* DATA SEGMENT *

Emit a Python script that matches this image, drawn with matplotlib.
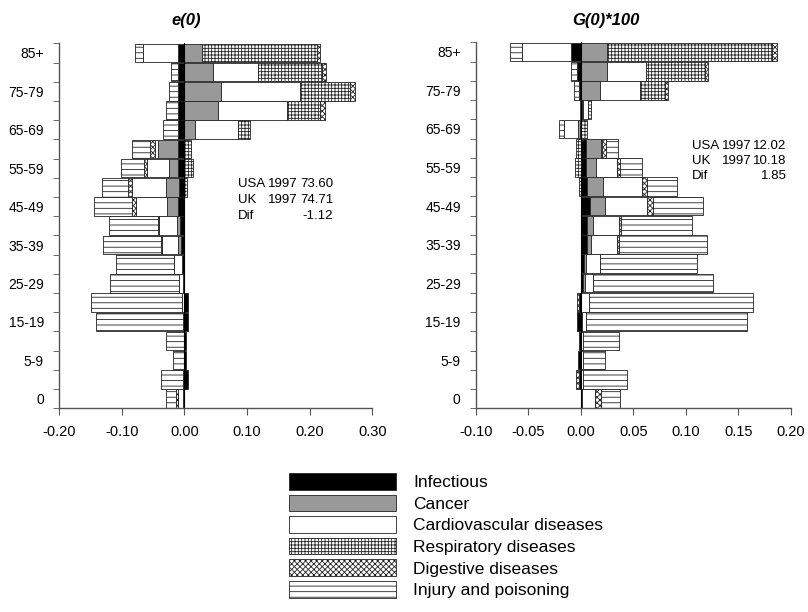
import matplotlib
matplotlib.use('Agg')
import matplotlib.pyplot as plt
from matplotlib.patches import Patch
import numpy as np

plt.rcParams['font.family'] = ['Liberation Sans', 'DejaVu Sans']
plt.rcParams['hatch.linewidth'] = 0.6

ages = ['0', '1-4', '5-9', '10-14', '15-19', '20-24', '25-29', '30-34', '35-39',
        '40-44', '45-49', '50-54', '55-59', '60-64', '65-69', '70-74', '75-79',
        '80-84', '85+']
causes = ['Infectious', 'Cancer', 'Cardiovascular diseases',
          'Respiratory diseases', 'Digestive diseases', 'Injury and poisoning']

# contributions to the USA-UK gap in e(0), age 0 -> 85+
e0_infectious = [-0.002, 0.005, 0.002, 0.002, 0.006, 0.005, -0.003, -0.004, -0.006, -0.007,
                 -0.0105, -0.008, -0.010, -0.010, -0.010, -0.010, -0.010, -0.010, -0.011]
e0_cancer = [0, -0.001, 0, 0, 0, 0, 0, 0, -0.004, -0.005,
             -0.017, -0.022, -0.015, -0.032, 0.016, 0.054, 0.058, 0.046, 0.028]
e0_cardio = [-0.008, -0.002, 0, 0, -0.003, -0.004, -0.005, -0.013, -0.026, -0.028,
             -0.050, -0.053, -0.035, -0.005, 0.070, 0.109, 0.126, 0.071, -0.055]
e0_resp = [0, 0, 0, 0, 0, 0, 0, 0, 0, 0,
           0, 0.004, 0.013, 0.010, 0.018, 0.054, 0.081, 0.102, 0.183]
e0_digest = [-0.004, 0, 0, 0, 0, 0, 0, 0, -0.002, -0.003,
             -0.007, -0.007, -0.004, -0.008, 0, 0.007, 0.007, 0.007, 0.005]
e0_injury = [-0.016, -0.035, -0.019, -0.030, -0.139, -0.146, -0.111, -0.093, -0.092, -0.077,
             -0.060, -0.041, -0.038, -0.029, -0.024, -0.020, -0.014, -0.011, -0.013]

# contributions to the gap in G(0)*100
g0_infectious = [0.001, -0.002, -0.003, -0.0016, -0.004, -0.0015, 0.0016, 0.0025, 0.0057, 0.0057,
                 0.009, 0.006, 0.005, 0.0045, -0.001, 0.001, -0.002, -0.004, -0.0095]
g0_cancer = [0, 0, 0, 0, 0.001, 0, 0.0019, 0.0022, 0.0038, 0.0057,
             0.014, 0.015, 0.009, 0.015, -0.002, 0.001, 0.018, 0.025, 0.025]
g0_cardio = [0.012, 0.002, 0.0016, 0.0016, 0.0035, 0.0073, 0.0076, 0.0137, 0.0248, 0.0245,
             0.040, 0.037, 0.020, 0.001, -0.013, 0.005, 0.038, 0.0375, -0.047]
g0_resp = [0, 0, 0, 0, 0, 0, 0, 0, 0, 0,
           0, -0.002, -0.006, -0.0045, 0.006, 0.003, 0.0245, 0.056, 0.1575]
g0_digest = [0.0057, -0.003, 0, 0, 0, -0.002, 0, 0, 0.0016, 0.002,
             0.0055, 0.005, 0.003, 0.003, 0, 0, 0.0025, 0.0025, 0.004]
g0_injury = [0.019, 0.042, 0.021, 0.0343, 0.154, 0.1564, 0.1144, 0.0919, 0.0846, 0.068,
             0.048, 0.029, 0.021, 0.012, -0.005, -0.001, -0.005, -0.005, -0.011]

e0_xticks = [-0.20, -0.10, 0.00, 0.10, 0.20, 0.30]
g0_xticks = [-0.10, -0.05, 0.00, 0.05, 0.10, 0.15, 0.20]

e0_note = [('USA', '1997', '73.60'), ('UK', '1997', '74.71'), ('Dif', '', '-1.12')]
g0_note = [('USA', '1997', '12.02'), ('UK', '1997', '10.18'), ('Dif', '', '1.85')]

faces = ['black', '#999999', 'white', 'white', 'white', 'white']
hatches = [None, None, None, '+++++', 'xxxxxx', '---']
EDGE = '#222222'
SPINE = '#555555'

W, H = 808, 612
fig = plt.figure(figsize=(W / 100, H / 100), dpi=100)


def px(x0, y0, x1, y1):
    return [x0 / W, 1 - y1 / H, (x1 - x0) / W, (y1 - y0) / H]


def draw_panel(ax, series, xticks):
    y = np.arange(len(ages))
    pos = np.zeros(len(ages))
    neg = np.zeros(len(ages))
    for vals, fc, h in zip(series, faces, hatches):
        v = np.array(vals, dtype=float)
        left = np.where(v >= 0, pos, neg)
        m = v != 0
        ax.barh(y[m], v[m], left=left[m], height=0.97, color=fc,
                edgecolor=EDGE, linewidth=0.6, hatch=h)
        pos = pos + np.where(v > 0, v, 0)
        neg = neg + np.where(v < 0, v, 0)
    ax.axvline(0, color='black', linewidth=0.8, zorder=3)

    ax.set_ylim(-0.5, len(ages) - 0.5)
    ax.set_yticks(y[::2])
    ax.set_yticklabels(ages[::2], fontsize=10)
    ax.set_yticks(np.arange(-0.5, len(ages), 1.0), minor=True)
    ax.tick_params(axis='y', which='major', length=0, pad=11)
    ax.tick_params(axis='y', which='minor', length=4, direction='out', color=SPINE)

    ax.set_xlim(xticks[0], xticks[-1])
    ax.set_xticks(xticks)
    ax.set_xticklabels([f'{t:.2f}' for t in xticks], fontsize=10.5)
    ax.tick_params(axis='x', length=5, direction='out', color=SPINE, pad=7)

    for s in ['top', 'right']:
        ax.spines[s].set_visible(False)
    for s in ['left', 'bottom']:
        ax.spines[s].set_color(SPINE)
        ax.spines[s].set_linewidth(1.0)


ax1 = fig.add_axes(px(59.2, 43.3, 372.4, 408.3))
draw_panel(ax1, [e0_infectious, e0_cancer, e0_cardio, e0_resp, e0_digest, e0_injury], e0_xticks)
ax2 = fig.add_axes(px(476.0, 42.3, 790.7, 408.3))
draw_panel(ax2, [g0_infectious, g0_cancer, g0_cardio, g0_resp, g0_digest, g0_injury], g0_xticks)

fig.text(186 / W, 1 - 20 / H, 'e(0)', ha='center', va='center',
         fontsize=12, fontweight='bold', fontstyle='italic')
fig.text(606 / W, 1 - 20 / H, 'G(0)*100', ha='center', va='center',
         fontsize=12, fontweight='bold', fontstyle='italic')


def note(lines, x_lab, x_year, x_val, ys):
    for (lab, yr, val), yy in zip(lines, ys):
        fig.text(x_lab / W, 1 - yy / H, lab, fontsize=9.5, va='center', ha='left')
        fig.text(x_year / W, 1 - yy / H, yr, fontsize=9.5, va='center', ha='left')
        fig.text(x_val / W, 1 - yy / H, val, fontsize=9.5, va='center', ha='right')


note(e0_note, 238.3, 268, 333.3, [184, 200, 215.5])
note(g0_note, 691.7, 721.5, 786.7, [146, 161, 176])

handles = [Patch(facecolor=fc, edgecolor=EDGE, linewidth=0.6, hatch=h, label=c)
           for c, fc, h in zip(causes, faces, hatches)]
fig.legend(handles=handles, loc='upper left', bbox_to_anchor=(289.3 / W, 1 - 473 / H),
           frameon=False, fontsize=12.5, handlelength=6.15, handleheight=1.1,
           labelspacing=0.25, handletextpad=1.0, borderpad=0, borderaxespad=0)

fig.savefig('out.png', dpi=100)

* SHORT PROBLEM *
Leave out the pictures and repeat exactly the lines from the start of the material through the line that contains "diseases', 'Injury and poisoning']", both included.

* FINAL RESULT *
Emit a Python script that matches this image, drawn with matplotlib.
import matplotlib
matplotlib.use('Agg')
import matplotlib.pyplot as plt
from matplotlib.patches import Patch
import numpy as np

plt.rcParams['font.family'] = ['Liberation Sans', 'DejaVu Sans']
plt.rcParams['hatch.linewidth'] = 0.6

ages = ['0', '1-4', '5-9', '10-14', '15-19', '20-24', '25-29', '30-34', '35-39',
        '40-44', '45-49', '50-54', '55-59', '60-64', '65-69', '70-74', '75-79',
        '80-84', '85+']
causes = ['Infectious', 'Cancer', 'Cardiovascular diseases',
          'Respiratory diseases', 'Digestive diseases', 'Injury and poisoning']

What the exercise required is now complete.